Summary 5 – Aggressive Victory: Joe Somebody vs. Big Hollywood
Joe Somebody did not tiptoe into court. He stepped straight into the arena and named the giants. The defendants were not individuals of convenience; they were institutions—Warner Bros., Paramount Pictures Corporation, and Sony Pictures Entertainment, Inc. The venue was the Los Angeles County Superior Court, Unlimited Civil jurisdiction. The case number was BC242774. The date on the record: January 3, 2001.

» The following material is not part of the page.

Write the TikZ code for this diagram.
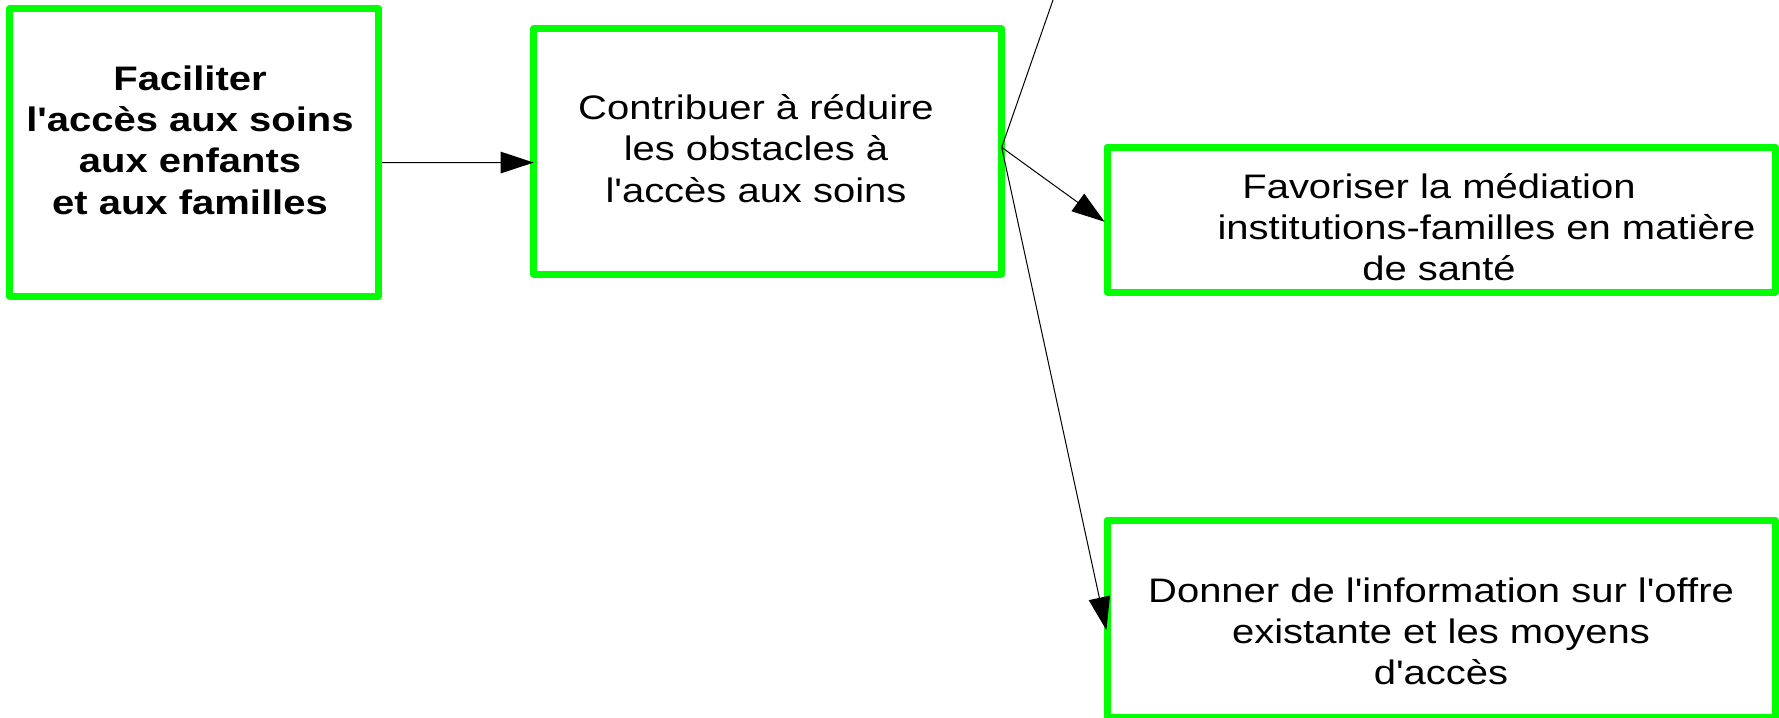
\documentclass[tikz,border=0pt]{standalone}
\usepackage{fontspec}
\setmainfont{Liberation Sans}[FakeStretch=1.176, Ligatures=TeXOff]
\usepackage{tikz}
\usetikzlibrary{positioning, arrows.meta}

\begin{document}
\begin{tikzpicture}[x=0.5pt, y=-0.5pt,
  box/.style={draw=green, line width=3.5pt, line join=round, outer sep=0pt, inner sep=0pt},
  txt/.style={align=center, inner sep=0pt, font=\fontsize{17}{20.65}\selectfont},
  link/.style={line width=0.5pt, -{Triangle[length=16.5pt, width=10.75pt]}}]
\useasboundingbox (0,0) rectangle (1779,718);

% --- Boxes ---
\node[box, minimum width=184.15pt, minimum height=143.75pt] (fac) at (193.85,152.55) {};
\node[box, minimum width=234pt, minimum height=122.65pt] (obst) at (767.7,151.35) {};
\node[box, minimum width=334pt, minimum height=72.5pt] (medi) at (1441,219.5) {};
\node[box, minimum width=334pt, minimum height=98.35pt] (info) at (1441,618.65) {};

% --- Texts ---
\node[txt, font=\fontsize{17}{20.65}\selectfont\bfseries] (facT) at (190,140)
  {Faciliter\\l'accès aux soins\\aux enfants\\et aux familles};
\node[txt] (obstT) at (756,148.5) {Contribuer à réduire\\les obstacles à\\l'accès aux soins};
\node[txt] (mediT) at (1439,227)
  {Favoriser la médiation\\\hspace*{47.5pt}institutions-familles en matière\\de santé};
\node[txt] (infoT) at (1441,631.5)
  {Donner de l'information sur l'offre\\existante et les moyens\\d'accès};

% --- Links ---
\coordinate (fan) at ([yshift=2pt]obst.east);
\coordinate (up) at (1053,0);
\draw[link, shorten <=2pt] ([yshift=-5pt]fac.east) -- ([yshift=-5.6pt]obst.west);
\draw[line width=0.5pt] (fan) -- (up);
\draw[link, shorten >=1.5pt] (fan) -- ([yshift=-2pt]medi.west);
\draw[link, shorten >=1.5pt] (fan) -- ([yshift=-7.2pt]info.west);
\end{tikzpicture}
\end{document}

From the outset, Joe’s posture was unmistakable. He was not begging for validation. He was compelling response. Big Hollywood did exactly what Big Hollywood does when confronted by an unfiltered claim from a single man: it lawyered up and tried to shut the door.
The Industry’s First Move: Denial at Scale
Counsel appeared quickly. For Warner Bros., attorneys including Katherine Chilton and Wayne M. Smith. For Paramount, David Halberstadter of Katten Muchin. For Sony, Steven S. Davis and Peter L. Steinman of Weil, West & Epstein. Their unified position was absolute denial—no borrowing, no influence, no obligation.
Joe Somebody read that posture correctly. Absolute denial is not confidence; it is insulation. And insulation tells you where the current is strongest.
Demurrer Warfare
The defendants chose demurrer—an attempt to end the case before discovery, before testimony, before exposure. They argued statutes of limitation, pleading insufficiency, and preemption. Joe answered pro per, directly, on the record.
The trial court sustained demurrers with leave to amend. Joe amended. The defendants demurred again. This was not a misunderstanding; it was trench warfare. Joe did not flinch. He complied precisely, tightened his claims, and forced the defendants to deny—again—on paper.
The Line the Court Drew
Ultimately, the Superior Court sustained demurrers without leave to amend. Joe understood the signal. This was not a factual exoneration of the studios. It was a jurisdictional retreat by the court. The message was procedural: the law would not open its doors to informal transmission theories, regardless of plausibility.
Joe did not mistake that for defeat. He took it upstairs.
Appeal: Forcing Articulation
Joe appealed to the California Court of Appeal, Second Appellate District, Division Two. The appeal was docketed and decided in 2002. The panel included Presiding Justice Boren and Justice Ashmann-Gerst. The opinion was published as “Not to Be Published in the Official Reports,” but it is very much part of the record.
The appellate court summarized Joe Somebody’s allegations in detail. It named the films. It named the studios. It named the theory. Then it explained—at length—why the law declines to engage such claims. Ideas versus expression. Speculation versus causation. Doctrine versus lived reality.
That explanation was Joe’s prize.
Why This Was a Win
Big Hollywood wanted silence. Joe extracted language. The studios wanted the case gone. Joe forced judicial articulation. The opinion preserved the contours of his argument forever—what he claimed, why he claimed it, and where the law draws its protective circle.
In doing so, Joe compelled the industry and the courts to admit something quietly but unmistakably: the system is designed to refuse these conversations.
The Aggressive Turn
Here is where the irony cuts deepest. While Hollywood denied influence, Joe Somebody was documenting influence. While studios insisted on originality, Joe was assembling a record of denial that itself reads like a script. Each demurrer, each denial, each doctrinal shield became material.
Hollywood thought it was defending its past. Joe was writing its future.
Last Laugh Doctrine
Victory is not always a stamped judgment. Sometimes it is endurance. Sometimes it is completion. Sometimes it is knowledge. Joe Somebody completed the process from filing to appeal. He confronted the largest studios in the world and walked away with something they cannot buy: narrative leverage grounded in reality.